Howard Stern has been accused of a lot of things, but he has never been accused of being dumb. With “Private Parts,” his surprisingly sweet new movie, he makes a canny career move: Here is radio’s bad boy walking the finest of lines between enough and too much.
His fans will find enough of the Howard whose maxims include “lesbians equal ratings.” General audiences will be seduced by the film’s story line, which exploits three time-honored Hollywood formulas: (1) rags to riches, (2) I gotta be me and (3) hey, underneath it all I’m really just a cuddly teddy bear.
The movie shows the coronation of a geek. In grade school, we learn, Howard’s father made a more or less daily practice of calling him a moron.
Howard was the only white kid in an all-black high school. He didn’t date until college (even a blind girl turns him down, after feeling his nose), and he married almost the first woman who was nice to him. Played by Mary McCormack, his wife, Alison, plays a key role in the film, which asks as its underlying subplot, “How much will this woman put up with before she dumps him?” The answer, as Stern listeners know, is “a lot.” “Private Parts” is a biopic about an awkward kid with a bad radio voice and such shaky breath control that he was always running out of steam in the middle of the call letters. Working at a 40-watt station, he’s promoted to program manager because he’s such a lousy DJ, and is told by the station owner: “Disc jockeys are dogs. Your job is to make them fetch.” Fired from a country station he hates, Howard tells Alison: “I have to be myself on the radio and tell the truth. I have to go all the way.” He does. He reveals things about their marriage on the radio that would be grounds for divorce in any civilized land.

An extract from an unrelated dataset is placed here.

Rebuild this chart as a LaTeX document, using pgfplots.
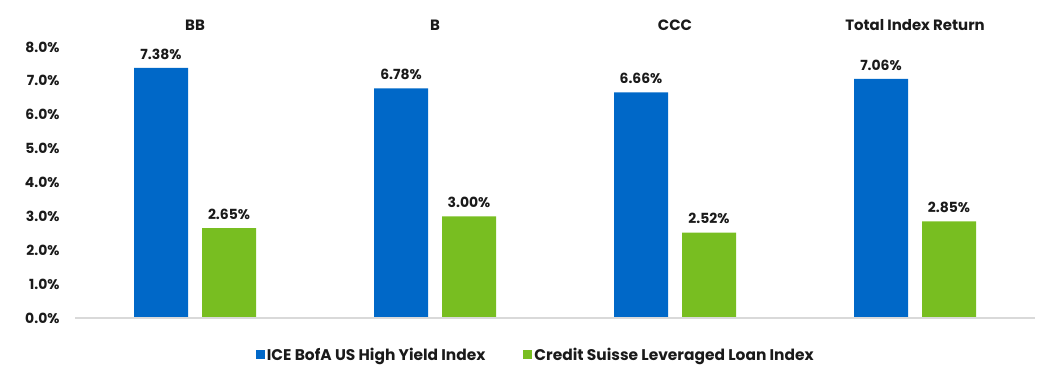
\documentclass[border=0pt]{standalone}
\usepackage{fontspec}
\setmainfont{Poppins}
\usepackage{pgfplots}
\pgfplotsset{compat=1.18}
\usetikzlibrary{calc}
\definecolor{hyblue}{HTML}{0068C8}
\definecolor{llgreen}{HTML}{78BE21}
\definecolor{basegray}{HTML}{D9D9D9}
\definecolor{txt}{HTML}{1A1A1A}
\begin{document}
\begin{tikzpicture}
\begin{axis}[
  scale only axis,
  width=960bp, height=271bp,
  xmin=-0.5, xmax=3.5,
  ymin=0, ymax=8,
  axis x line=none,
  axis y line*=left,
  y axis line style={draw=none},
  ytick={0,1,...,8},
  major tick length=0pt,
  yticklabel={\pgfmathprintnumber[fixed,fixed zerofill,precision=1]{\tick}\%},
  /pgf/number format/assume math mode=true,
  yticklabel style={font=\fontsize{14}{16}\selectfont\bfseries, text=txt, xshift=-12bp},
  ybar=14bp,
  bar width=54bp,
  xtick=data,
  nodes near coords={\pgfmathprintnumber[fixed,fixed zerofill,precision=2]{\pgfplotspointmeta}\%},
  nodes near coords style={font=\fontsize{14}{16}\selectfont\bfseries, text=txt, yshift=5bp},
  legend columns=2,
  legend style={draw=none, at={(0.48,-0.095)}, anchor=north, font=\fontsize{15.5}{17}\selectfont\bfseries, text=txt,
    nodes={inner sep=2bp},
    /tikz/every even column/.append style={column sep=36bp}},
  legend image code/.code={\fill[#1] (0bp,-4.5bp) rectangle (9bp,4.5bp);},
  clip=false,
]
\addplot[fill=hyblue, draw=none] coordinates {(0,7.38) (1,6.78) (2,6.66) (3,7.06)};
\addplot[fill=llgreen, draw=none] coordinates {(0,2.65) (1,3.00) (2,2.52) (3,2.85)};
\legend{ICE BofA US High Yield Index, Credit Suisse Leveraged Loan Index}
\draw[basegray, line width=1.5bp] (rel axis cs:0,0) -- (rel axis cs:1,0);
\node[font=\fontsize{15}{17}\selectfont\bfseries, text=txt] at (axis cs:0,8.65) {BB};
\node[font=\fontsize{15}{17}\selectfont\bfseries, text=txt] at (axis cs:1,8.65) {B};
\node[font=\fontsize{15}{17}\selectfont\bfseries, text=txt] at (axis cs:2,8.65) {CCC};
\node[font=\fontsize{15}{17}\selectfont\bfseries, text=txt] at (axis cs:3,8.65) {Total Index Return};
\end{axis}
\pgfresetboundingbox
\path ($(current axis.south west)+(-75bp,-47bp)$) rectangle ($(current axis.north east)+(4bp,47bp)$);
\end{tikzpicture}
\end{document}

In 1981, Howard arrives at a Washington, D.C., station and is paired for the first time with Robin Quivers, who plays herself in the movie and functions as ballast, steadying Howard in his manic phases and speaking for many members of the audience when she tells him, over and over, that this time he’s gone too far. Stern and Quivers are both making their screen acting debuts here, and they do what seasoned actors claim is very difficult: They play convincing, engaging versions of themselves.
The final third of the movie shows Howard in his modern incarnation, as the shock jock who will say almost anything on the radio. He crowns himself King of All Media (tough to do, since by his account he rarely has both hands free at the same time). And he gets into trouble after WNBC, the network’s New York flagship, hires him apparently without having listened to his show. His new boss is a program director quickly nicknamed Pig Vomit (well played by Paul Giamatti), who promises his superior, “Either I tame him or I make him so crazy he quits.” The process includes lessons in the proper singsong pronunciation of the call letters.
When one bit goes over the top, Howard makes Robin the fall guy. She’s fired and feels betrayed. This episode, based on life, is played honestly; Howard acts like a creep and doesn’t resign on principle, although perhaps he is right, strategically, to see the firing as a ploy to get him to resign.
The film has been directed by Betty Thomas (“The Brady Bunch,” “The Late Shift”), whose steadying hand makes it play like a movie and not a series of filmed radio shows. Many sequences are very funny, including one where Howard uses a listener’s subwoofer to create effects for which it was not designed.
Stern on-air regulars like Fred Norris and Jackie “The Joke Man” Martling play themselves, and Gary Dell'Abate hosts inserts that feel unrehearsed, including one where a donkey makes a surprise appearance.
Stern reportedly rejected two dozen scripts before settling on this one, written by Len Blum. He made the prudent choice. The material is just outrageous enough to be convincingly Stern, but not so far out it will offend those likely to see this movie (the current “Booty Call,” by contrast, is more uninhibited). The movie successfully launches Stern’s screen career, and it will be interesting to see how its inevitable sequel, “Miss America,” will develop.
What is certain is that Stern will find a way to stretch the envelope without tearing it; he may have been fined $1 million by the FCC, as his publicity boasts, but he is still, after all, on the air.